La llamada de emergencia llegó a medianoche. A un hombre en la lejana isla de Campbell al sur de Nueva Zelandia lo había atacado un tiburón. La fiera le había seccionado un brazo. El hombre, Mike Fraser, de 40 años, se moría sangrando profusamente.
Esa misma noche en Nueva Zelandia, un equipo de tres hombres armó un helicóptero. Lo abastecieron con gasolina extra para el viaje nocturno de 400 kilómetros. Cargaron medicinas y equipo quirúrgico, y se lanzaron a la aventura.
En el grupo iba Grant Bell, un veterano en rescates, capaz de ver en la noche y de hallar en medio del océano una diminuta isla sin luces. Encontraron la isla, realizaron el rescate, y pusieron fuera de peligro al herido.
He aquí un caso que demuestra lo que son el desinterés, el altruismo y la abnegación.

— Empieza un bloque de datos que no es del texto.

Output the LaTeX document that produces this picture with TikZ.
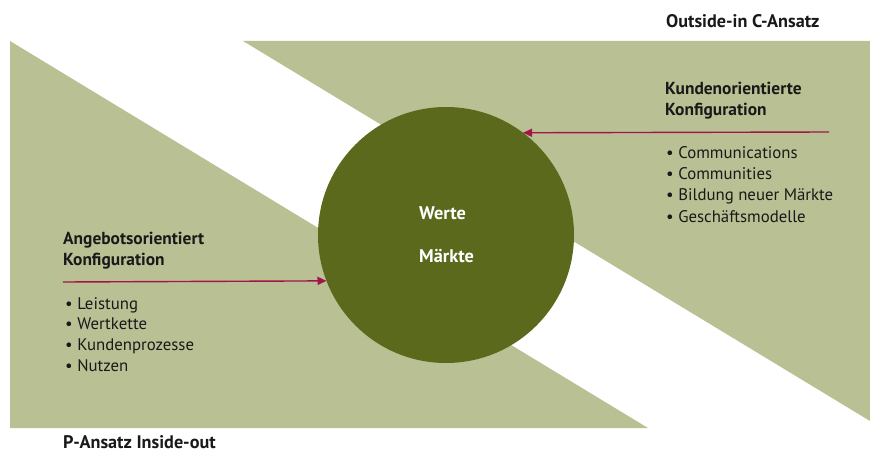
\documentclass[tikz,border=0pt]{standalone}
\usepackage{fontspec}
\setmainfont{PT Sans}
\usetikzlibrary{arrows.meta}
\definecolor{lightolive}{RGB}{185,193,148}
\definecolor{darkolive}{RGB}{90,105,27}
\definecolor{arrowred}{RGB}{163,20,75}
\definecolor{textblack}{RGB}{25,25,25}
\tikzset{
  band/.style={fill=lightolive, draw=none},
  hub/.style={circle, fill=darkolive, draw=none, minimum size=256pt, inner sep=0pt, outer sep=0pt},
  head/.style={anchor=base west, inner sep=0pt, font=\fontsize{17.4}{20}\selectfont\bfseries, text=textblack},
  title/.style={anchor=base west, inner sep=0pt, font=\fontsize{18.2}{20}\selectfont\bfseries, text=textblack},
  item/.style={anchor=base west, inner sep=0pt, font=\fontsize{16.8}{19}\selectfont, text=textblack},
  hubtext/.style={anchor=base west, inner sep=0pt, font=\fontsize{18.3}{20}\selectfont\bfseries, text=white},
  arr/.style={draw=arrowred, line width=1.4pt, -{Triangle[length=9pt,width=8pt]}}
}
\begin{document}
\begin{tikzpicture}[x=1pt,y=-1pt]
\useasboundingbox (0,0) rectangle (870,452);
% bands
\fill[band] (10,41) -- (10,428) -- (648,428) -- cycle;
\fill[band] (243,41) -- (870,41) -- (870,421) -- cycle;
% central circle
\node[hub] (circ) at (446,235) {};
\node[hubtext] (werte) at (419,219) {Werte};
\node[hubtext] (maerkte) at (419,262) {Märkte};
% titles
\node[title] (outside) at (666,28) {Outside-in C-Ansatz};
\node[title] (inside) at (63,448) {P-Ansatz Inside-out};
% right block
\node[head] (kh1) at (665,94) {Kundenorientierte};
\node[head] (kh2) at (665,115) {Konfiguration};
\node[item] (k1) at (666,158) {• Communications};
\node[item] (k2) at (666,179) {• Communities};
\node[item] (k3) at (666,200) {• Bildung neuer Märkte};
\node[item] (k4) at (666,222) {• Geschäftsmodelle};
% left block
\node[head] (ah1) at (63,244) {Angebotsorientiert};
\node[head] (ah2) at (63,265) {Konfiguration};
\node[item] (a1) at (65,309) {• Leistung};
\node[item] (a2) at (65,329) {• Wertkette};
\node[item] (a3) at (65,350) {• Kundenprozesse};
\node[item] (a4) at (65,371) {• Nutzen};
% arrows
\coordinate (aL) at (63,282);
\coordinate (aR) at (829,132);
\draw[arr] (aL) -- (circ.201.5);
\draw[arr] (aR) -- (circ.53.6);
\end{tikzpicture}
\end{document}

Lamentablemente esas virtudes prácticamente se desconocen en nuestra sociedad actual.
Un artista de televisión, que le había entregado su vida a Cristo, me dijo: «Hermano Pablo, en el mundo de la farándula yo solamente atendía a la persona que podía servirme en algo. Si veía que no podría serme de algún beneficio, ni siquiera le daba la mano.» Ese es el concepto de este mundo.
¿Sabe cómo yo determino si alguien tiene o no los valores de justicia e integridad que podrán merecer mi confianza? Me fijo en cómo esa persona trata al que nunca podrá devolverle un favor.
Es que la única asociación humana que de veras tiene valor es aquella que no demanda devolución. Si yo solo favorezco a la persona que puede devolverme el favor, soy de todos los hombres el más miserable, el más mezquino y el más sórdido.
Es de esperarse que en un trato que involucra un intercambio de bienes, o algún servicio, haya honestidad en pagar lo que se debe. Pero debe siempre haber un lugar en nuestro corazón para darles incondicionalmente a los demás. Eso incluye amistad, cariño, afecto, simpatía, ternura y amor.
La muerte de Jesucristo en la cruz fue para redimir, no para enseñar. Pero si esa cruz nos deja alguna lección, es la de abnegación total. Cristo entregó su vida para la salvación de la raza humana, consciente de que el hombre nunca podría devolverle el favor. Eso es altruismo en su mayor gloria. Si le pedimos a Cristo que se posesione de nosotros, recibiremos de Dios ese mismo espíritu.